What you need to do: Skip pictures; extract every line from the one with "Give me the" through the one with "const data = categories.map((c, i)", exactly as written.

Material for this task:
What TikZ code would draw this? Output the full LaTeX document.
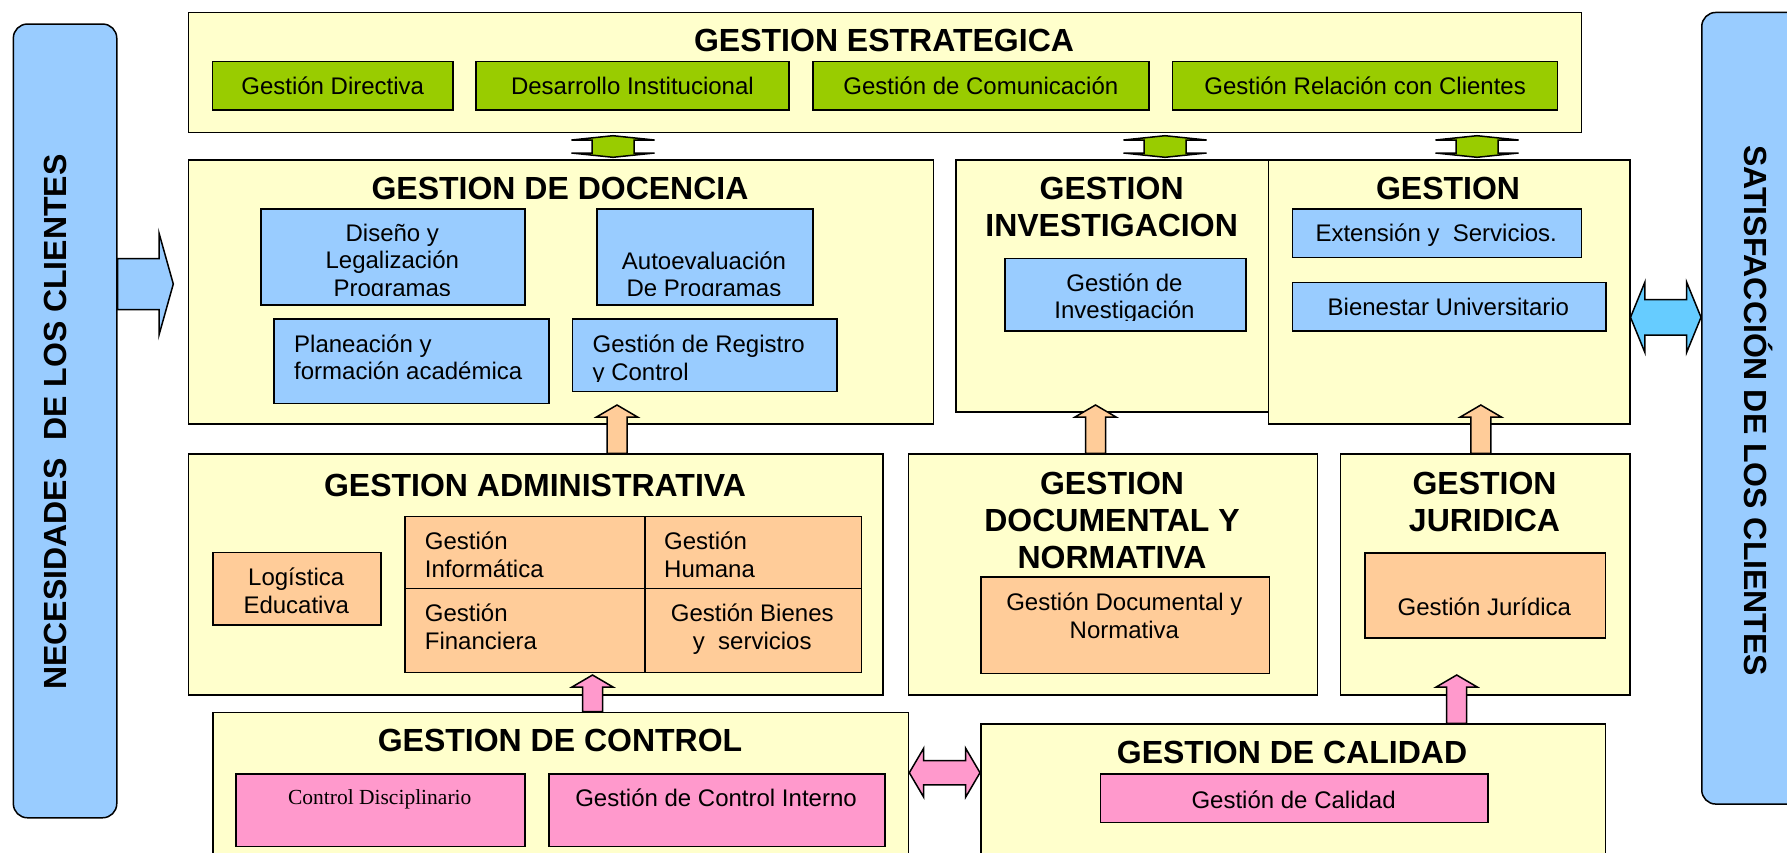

---

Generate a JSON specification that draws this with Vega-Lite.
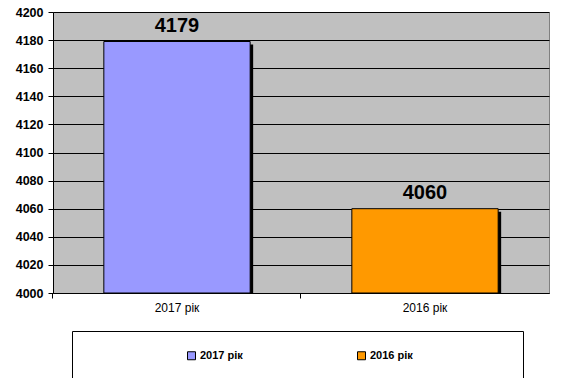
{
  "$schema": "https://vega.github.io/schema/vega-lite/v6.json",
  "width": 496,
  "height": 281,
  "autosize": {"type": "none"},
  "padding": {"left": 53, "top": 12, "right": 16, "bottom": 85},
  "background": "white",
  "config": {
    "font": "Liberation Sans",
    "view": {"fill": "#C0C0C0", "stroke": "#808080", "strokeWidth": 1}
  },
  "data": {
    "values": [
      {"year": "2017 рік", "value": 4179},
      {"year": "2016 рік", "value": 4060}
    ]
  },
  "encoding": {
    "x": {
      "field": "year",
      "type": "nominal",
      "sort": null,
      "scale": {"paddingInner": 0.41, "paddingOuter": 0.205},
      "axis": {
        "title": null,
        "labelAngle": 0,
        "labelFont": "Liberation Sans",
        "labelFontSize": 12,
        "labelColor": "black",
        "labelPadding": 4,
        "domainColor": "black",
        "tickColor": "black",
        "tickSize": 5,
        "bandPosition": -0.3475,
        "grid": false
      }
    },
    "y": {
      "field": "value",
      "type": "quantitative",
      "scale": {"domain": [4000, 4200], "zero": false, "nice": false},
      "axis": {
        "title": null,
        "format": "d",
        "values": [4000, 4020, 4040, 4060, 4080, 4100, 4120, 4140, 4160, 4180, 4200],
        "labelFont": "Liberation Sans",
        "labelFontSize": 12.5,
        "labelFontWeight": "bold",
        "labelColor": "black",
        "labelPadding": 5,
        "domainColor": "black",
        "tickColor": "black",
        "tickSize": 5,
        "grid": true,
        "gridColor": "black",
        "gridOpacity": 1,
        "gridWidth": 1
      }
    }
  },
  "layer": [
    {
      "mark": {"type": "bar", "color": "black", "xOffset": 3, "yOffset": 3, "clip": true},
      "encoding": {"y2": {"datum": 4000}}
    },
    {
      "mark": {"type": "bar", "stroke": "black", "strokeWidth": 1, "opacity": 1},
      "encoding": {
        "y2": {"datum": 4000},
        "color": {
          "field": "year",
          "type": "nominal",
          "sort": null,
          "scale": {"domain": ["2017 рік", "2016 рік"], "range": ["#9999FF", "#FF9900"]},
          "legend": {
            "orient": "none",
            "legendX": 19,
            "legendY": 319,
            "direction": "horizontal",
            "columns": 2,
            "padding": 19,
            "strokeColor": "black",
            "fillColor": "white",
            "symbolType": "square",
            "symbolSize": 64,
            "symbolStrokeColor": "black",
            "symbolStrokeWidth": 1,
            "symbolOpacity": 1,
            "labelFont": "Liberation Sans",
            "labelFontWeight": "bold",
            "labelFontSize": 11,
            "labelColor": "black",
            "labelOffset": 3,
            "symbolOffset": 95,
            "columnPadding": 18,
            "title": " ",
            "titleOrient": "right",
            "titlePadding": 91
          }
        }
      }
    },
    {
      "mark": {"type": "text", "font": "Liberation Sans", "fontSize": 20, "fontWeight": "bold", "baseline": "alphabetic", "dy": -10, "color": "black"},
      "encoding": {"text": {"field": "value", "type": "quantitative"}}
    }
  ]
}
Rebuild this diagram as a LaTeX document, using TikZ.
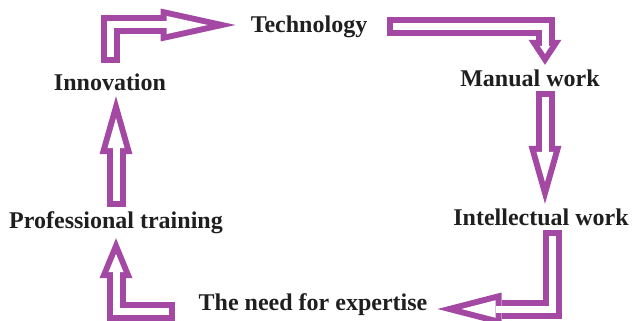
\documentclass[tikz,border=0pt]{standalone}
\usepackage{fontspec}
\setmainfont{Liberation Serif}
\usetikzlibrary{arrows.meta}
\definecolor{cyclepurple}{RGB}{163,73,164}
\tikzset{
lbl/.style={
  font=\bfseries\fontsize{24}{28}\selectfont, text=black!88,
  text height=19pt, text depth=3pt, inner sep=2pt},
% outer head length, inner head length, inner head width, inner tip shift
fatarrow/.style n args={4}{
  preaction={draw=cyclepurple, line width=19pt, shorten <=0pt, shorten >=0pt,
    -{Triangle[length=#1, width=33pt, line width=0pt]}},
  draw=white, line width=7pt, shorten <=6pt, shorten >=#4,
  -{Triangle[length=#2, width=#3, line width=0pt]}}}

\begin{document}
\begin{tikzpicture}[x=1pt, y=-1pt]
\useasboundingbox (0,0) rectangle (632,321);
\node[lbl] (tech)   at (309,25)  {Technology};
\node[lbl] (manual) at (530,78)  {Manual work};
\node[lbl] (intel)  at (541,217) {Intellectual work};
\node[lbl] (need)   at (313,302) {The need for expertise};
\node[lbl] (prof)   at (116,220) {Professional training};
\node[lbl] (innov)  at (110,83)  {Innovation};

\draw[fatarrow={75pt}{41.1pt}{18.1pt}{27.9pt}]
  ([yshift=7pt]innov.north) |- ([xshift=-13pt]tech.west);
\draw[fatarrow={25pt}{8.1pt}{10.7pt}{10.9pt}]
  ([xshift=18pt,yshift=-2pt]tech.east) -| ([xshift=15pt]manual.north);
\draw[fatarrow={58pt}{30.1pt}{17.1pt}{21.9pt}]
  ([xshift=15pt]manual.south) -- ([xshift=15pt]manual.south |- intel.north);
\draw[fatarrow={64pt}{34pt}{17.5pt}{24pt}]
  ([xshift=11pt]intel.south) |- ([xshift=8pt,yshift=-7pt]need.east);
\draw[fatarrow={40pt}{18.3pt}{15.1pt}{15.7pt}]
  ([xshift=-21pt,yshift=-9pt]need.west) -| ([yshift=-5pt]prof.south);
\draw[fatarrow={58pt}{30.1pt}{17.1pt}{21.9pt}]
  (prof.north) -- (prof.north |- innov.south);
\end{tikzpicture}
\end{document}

* * *

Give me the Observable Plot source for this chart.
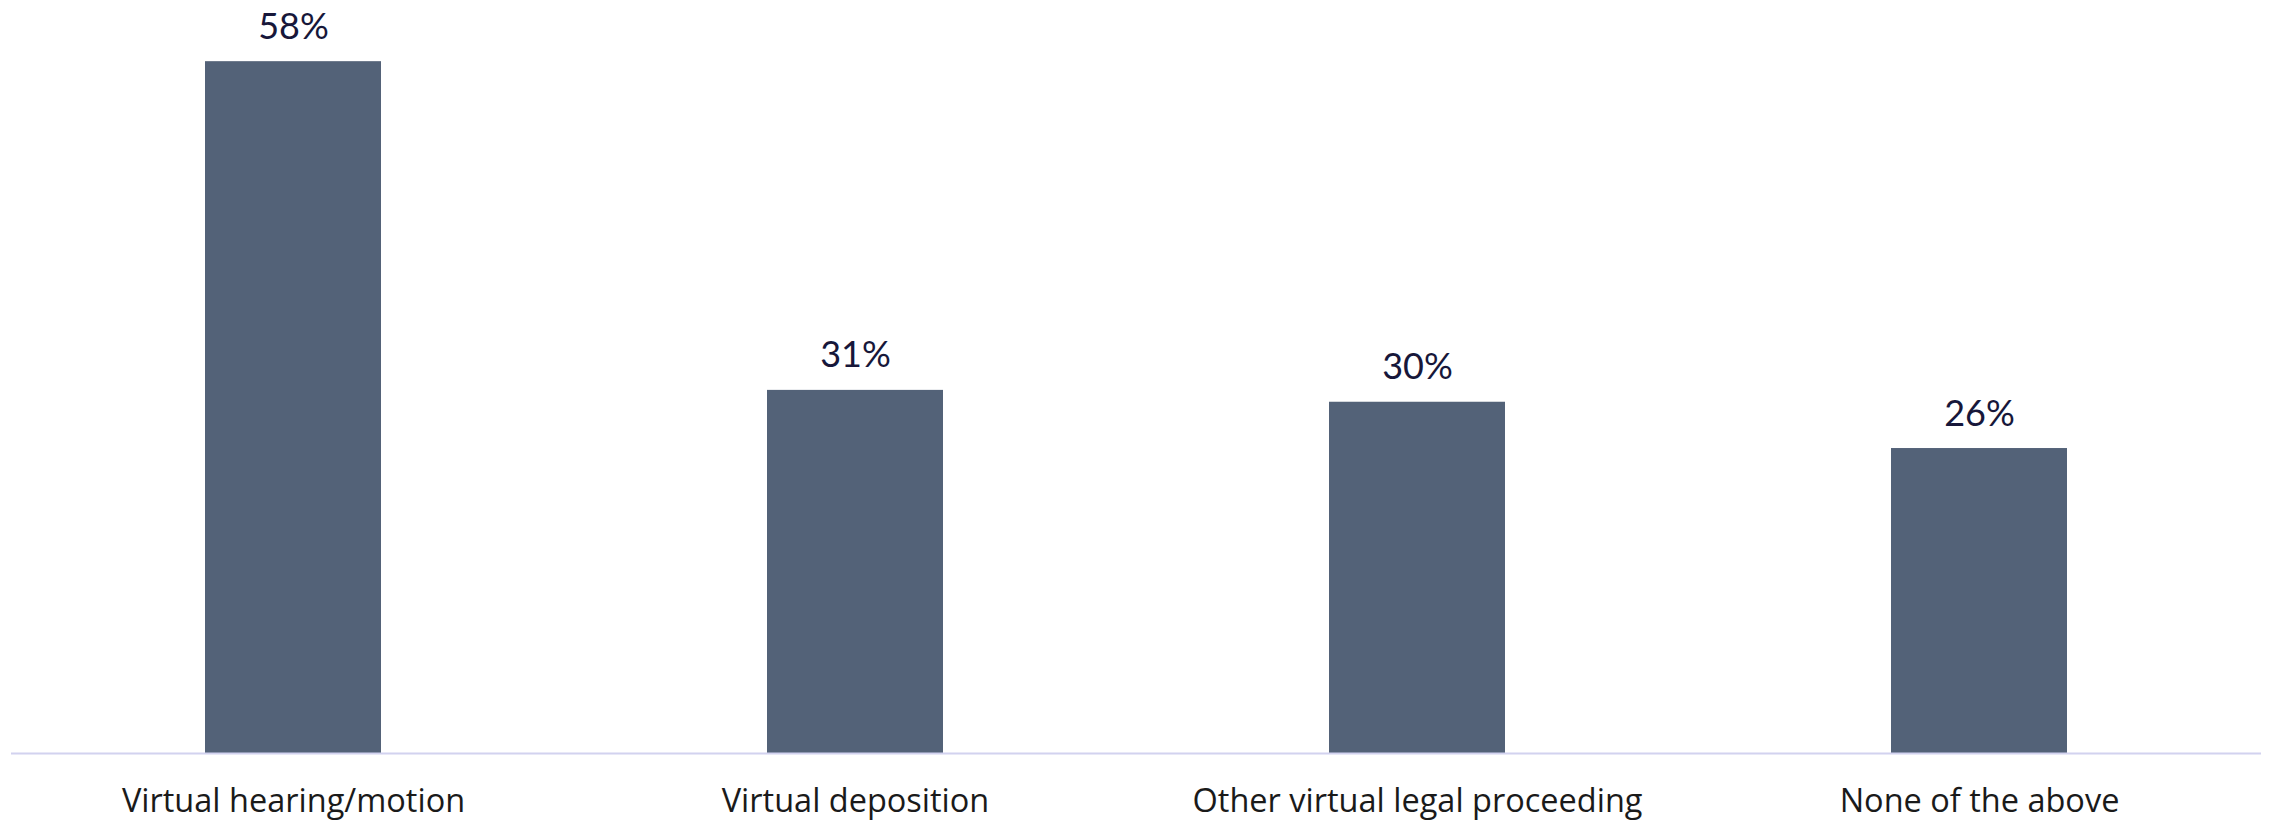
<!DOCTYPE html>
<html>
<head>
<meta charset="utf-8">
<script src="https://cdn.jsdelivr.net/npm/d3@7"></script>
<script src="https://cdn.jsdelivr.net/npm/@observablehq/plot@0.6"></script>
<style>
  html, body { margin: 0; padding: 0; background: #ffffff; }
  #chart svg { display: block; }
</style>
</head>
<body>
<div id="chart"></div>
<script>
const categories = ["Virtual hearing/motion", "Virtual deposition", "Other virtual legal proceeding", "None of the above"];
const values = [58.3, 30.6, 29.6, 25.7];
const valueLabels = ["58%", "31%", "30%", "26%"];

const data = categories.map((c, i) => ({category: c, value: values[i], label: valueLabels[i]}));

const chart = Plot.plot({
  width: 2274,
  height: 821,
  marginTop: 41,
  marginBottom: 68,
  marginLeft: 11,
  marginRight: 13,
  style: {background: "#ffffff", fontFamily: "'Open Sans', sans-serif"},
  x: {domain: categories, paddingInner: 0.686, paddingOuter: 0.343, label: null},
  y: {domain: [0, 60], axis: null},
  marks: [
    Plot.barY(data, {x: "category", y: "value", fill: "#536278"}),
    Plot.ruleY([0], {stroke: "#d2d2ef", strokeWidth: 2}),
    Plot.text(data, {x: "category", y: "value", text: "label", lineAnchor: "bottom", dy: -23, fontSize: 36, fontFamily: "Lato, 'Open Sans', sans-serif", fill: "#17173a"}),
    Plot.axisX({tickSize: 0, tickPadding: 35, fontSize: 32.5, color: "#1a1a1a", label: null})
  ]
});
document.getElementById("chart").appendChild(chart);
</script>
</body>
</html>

Answer to this task:
Give me the Observable Plot source for this chart.
<!DOCTYPE html>
<html>
<head>
<meta charset="utf-8">
<script src="https://cdn.jsdelivr.net/npm/d3@7"></script>
<script src="https://cdn.jsdelivr.net/npm/@observablehq/plot@0.6"></script>
<style>
  html, body { margin: 0; padding: 0; background: #ffffff; }
  #chart svg { display: block; }
</style>
</head>
<body>
<div id="chart"></div>
<script>
const categories = ["Virtual hearing/motion", "Virtual deposition", "Other virtual legal proceeding", "None of the above"];
const values = [58.3, 30.6, 29.6, 25.7];
const valueLabels = ["58%", "31%", "30%", "26%"];

const data = categories.map((c, i) => ({category: c, value: values[i], label: valueLabels[i]}));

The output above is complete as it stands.